Task requirements
Output the material beneath this task exactly, images excluded.
****************************************
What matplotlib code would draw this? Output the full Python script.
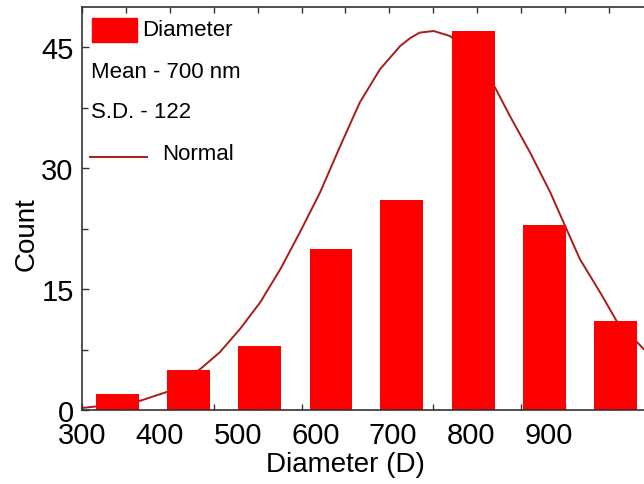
import matplotlib

matplotlib.use("Agg")
import matplotlib.pyplot as plt
import numpy as np
from matplotlib import font_manager
from matplotlib.patches import Rectangle
from matplotlib.lines import Line2D

# 直方图数据（x 为图上标签刻度的单位）
bin_centers = [346, 437, 528, 620, 711, 803, 894, 986]
counts = [2, 5, 8, 20, 26, 47, 23, 11]
bar_width = 55

# 正态曲线（从图上读取的点）
curve_x = [300, 317, 375, 410, 452, 477, 503, 529, 555, 580, 606, 632, 657, 683, 709,
           722, 734, 752, 773, 803, 831, 850, 876, 902, 919, 940, 966, 987, 1022]
curve_y = [0.25, 0.43, 1.15, 2.27, 5.08, 7.15, 10.04, 13.35, 17.48, 22.03, 26.99, 32.76,
           38.14, 42.27, 45.16, 46.15, 46.82, 47.02, 46.40, 44.13, 40.00, 36.48, 31.94,
           26.99, 23.27, 18.72, 14.59, 11.07, 7.56]

x_labels = [300, 400, 500, 600, 700, 800, 900]
y_ticks = [0, 15, 30, 45]

names = {f.name for f in font_manager.fontManager.ttflist}
family = "Liberation Sans Narrow" if "Liberation Sans Narrow" in names else "Liberation Sans"
plt.rcParams["font.family"] = [family, "DejaVu Sans"]

W, H = 644, 485
fig = plt.figure(figsize=(W / 100, H / 100), dpi=100)
ax = fig.add_axes([82 / W, (H - 411) / H, (W - 82) / W, (411 - 8) / H])

ax.plot(curve_x, curve_y, color="#a81c1c", linewidth=1.4, zorder=1.5)
ax.bar(bin_centers, counts, width=bar_width, color="#ff0000", zorder=2)

ax.set_xlim(300, 1022.4)
ax.set_ylim(0, 50)

# 刻度线与标签位置不一致，刻度线用 major，标签用 minor
ax.xaxis.remove_overlapping_locs = False
ax.set_xticks(np.arange(300, 1023, 56.43))
ax.set_xticklabels([])
ax.set_xticks(x_labels, [str(v) for v in x_labels], minor=True)
ax.set_yticks(y_ticks)
ax.set_yticks([7.5, 22.5, 37.5], minor=True)

ax.tick_params(axis="x", which="major", direction="in", length=4, width=1, top=True, color="#333333")
ax.tick_params(axis="x", which="minor", length=0, labelsize=21, pad=8)
ax.tick_params(axis="y", which="both", direction="in", width=1, color="#333333", labelsize=21, pad=6)
ax.tick_params(axis="y", which="major", length=5)
ax.tick_params(axis="y", which="minor", length=4)

for side in ["left", "bottom", "top"]:
    ax.spines[side].set_linewidth(1.2)
    ax.spines[side].set_color("#333333")
ax.spines["right"].set_visible(False)

fig.text(345 / W, 1 - 465 / H, "Diameter (D)", fontsize=20, ha="center", va="center")
fig.text(27 / W, 1 - 234 / H, "Count", fontsize=20, rotation=90, ha="center", va="center")

# 图例（手动摆放）
fig.patches.append(Rectangle((92 / W, 1 - 43 / H), 45 / W, 24 / H,
                             transform=fig.transFigure, color="#ff0000"))
fig.text(142 / W, 1 - 30 / H, "Diameter", fontsize=16, ha="left", va="center")
fig.text(91 / W, 1 - 72 / H, "Mean - 700 nm", fontsize=16, ha="left", va="center")
fig.text(91 / W, 1 - 112 / H, "S.D. - 122", fontsize=16, ha="left", va="center")
fig.lines.append(Line2D([90 / W, 147 / W], [1 - 158 / H, 1 - 158 / H],
                        transform=fig.transFigure, color="#a81c1c", linewidth=1.4))
fig.text(162 / W, 1 - 155 / H, "Normal", fontsize=16, ha="left", va="center")

fig.savefig("out.png", dpi=100)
****************************************
Exercise answer
What matplotlib code would draw this? Output the full Python script.
import matplotlib

matplotlib.use("Agg")
import matplotlib.pyplot as plt
import numpy as np
from matplotlib import font_manager
from matplotlib.patches import Rectangle
from matplotlib.lines import Line2D

# 直方图数据（x 为图上标签刻度的单位）
bin_centers = [346, 437, 528, 620, 711, 803, 894, 986]
counts = [2, 5, 8, 20, 26, 47, 23, 11]
bar_width = 55

# 正态曲线（从图上读取的点）
curve_x = [300, 317, 375, 410, 452, 477, 503, 529, 555, 580, 606, 632, 657, 683, 709,
           722, 734, 752, 773, 803, 831, 850, 876, 902, 919, 940, 966, 987, 1022]
curve_y = [0.25, 0.43, 1.15, 2.27, 5.08, 7.15, 10.04, 13.35, 17.48, 22.03, 26.99, 32.76,
           38.14, 42.27, 45.16, 46.15, 46.82, 47.02, 46.40, 44.13, 40.00, 36.48, 31.94,
           26.99, 23.27, 18.72, 14.59, 11.07, 7.56]

x_labels = [300, 400, 500, 600, 700, 800, 900]
y_ticks = [0, 15, 30, 45]

names = {f.name for f in font_manager.fontManager.ttflist}
family = "Liberation Sans Narrow" if "Liberation Sans Narrow" in names else "Liberation Sans"
plt.rcParams["font.family"] = [family, "DejaVu Sans"]

W, H = 644, 485
fig = plt.figure(figsize=(W / 100, H / 100), dpi=100)
ax = fig.add_axes([82 / W, (H - 411) / H, (W - 82) / W, (411 - 8) / H])

ax.plot(curve_x, curve_y, color="#a81c1c", linewidth=1.4, zorder=1.5)
ax.bar(bin_centers, counts, width=bar_width, color="#ff0000", zorder=2)

ax.set_xlim(300, 1022.4)
ax.set_ylim(0, 50)

# 刻度线与标签位置不一致，刻度线用 major，标签用 minor
ax.xaxis.remove_overlapping_locs = False
ax.set_xticks(np.arange(300, 1023, 56.43))
ax.set_xticklabels([])
ax.set_xticks(x_labels, [str(v) for v in x_labels], minor=True)
ax.set_yticks(y_ticks)
ax.set_yticks([7.5, 22.5, 37.5], minor=True)

ax.tick_params(axis="x", which="major", direction="in", length=4, width=1, top=True, color="#333333")
ax.tick_params(axis="x", which="minor", length=0, labelsize=21, pad=8)
ax.tick_params(axis="y", which="both", direction="in", width=1, color="#333333", labelsize=21, pad=6)
ax.tick_params(axis="y", which="major", length=5)
ax.tick_params(axis="y", which="minor", length=4)

for side in ["left", "bottom", "top"]:
    ax.spines[side].set_linewidth(1.2)
    ax.spines[side].set_color("#333333")
ax.spines["right"].set_visible(False)

fig.text(345 / W, 1 - 465 / H, "Diameter (D)", fontsize=20, ha="center", va="center")
fig.text(27 / W, 1 - 234 / H, "Count", fontsize=20, rotation=90, ha="center", va="center")

# 图例（手动摆放）
fig.patches.append(Rectangle((92 / W, 1 - 43 / H), 45 / W, 24 / H,
                             transform=fig.transFigure, color="#ff0000"))
fig.text(142 / W, 1 - 30 / H, "Diameter", fontsize=16, ha="left", va="center")
fig.text(91 / W, 1 - 72 / H, "Mean - 700 nm", fontsize=16, ha="left", va="center")
fig.text(91 / W, 1 - 112 / H, "S.D. - 122", fontsize=16, ha="left", va="center")
fig.lines.append(Line2D([90 / W, 147 / W], [1 - 158 / H, 1 - 158 / H],
                        transform=fig.transFigure, color="#a81c1c", linewidth=1.4))
fig.text(162 / W, 1 - 155 / H, "Normal", fontsize=16, ha="left", va="center")

fig.savefig("out.png", dpi=100)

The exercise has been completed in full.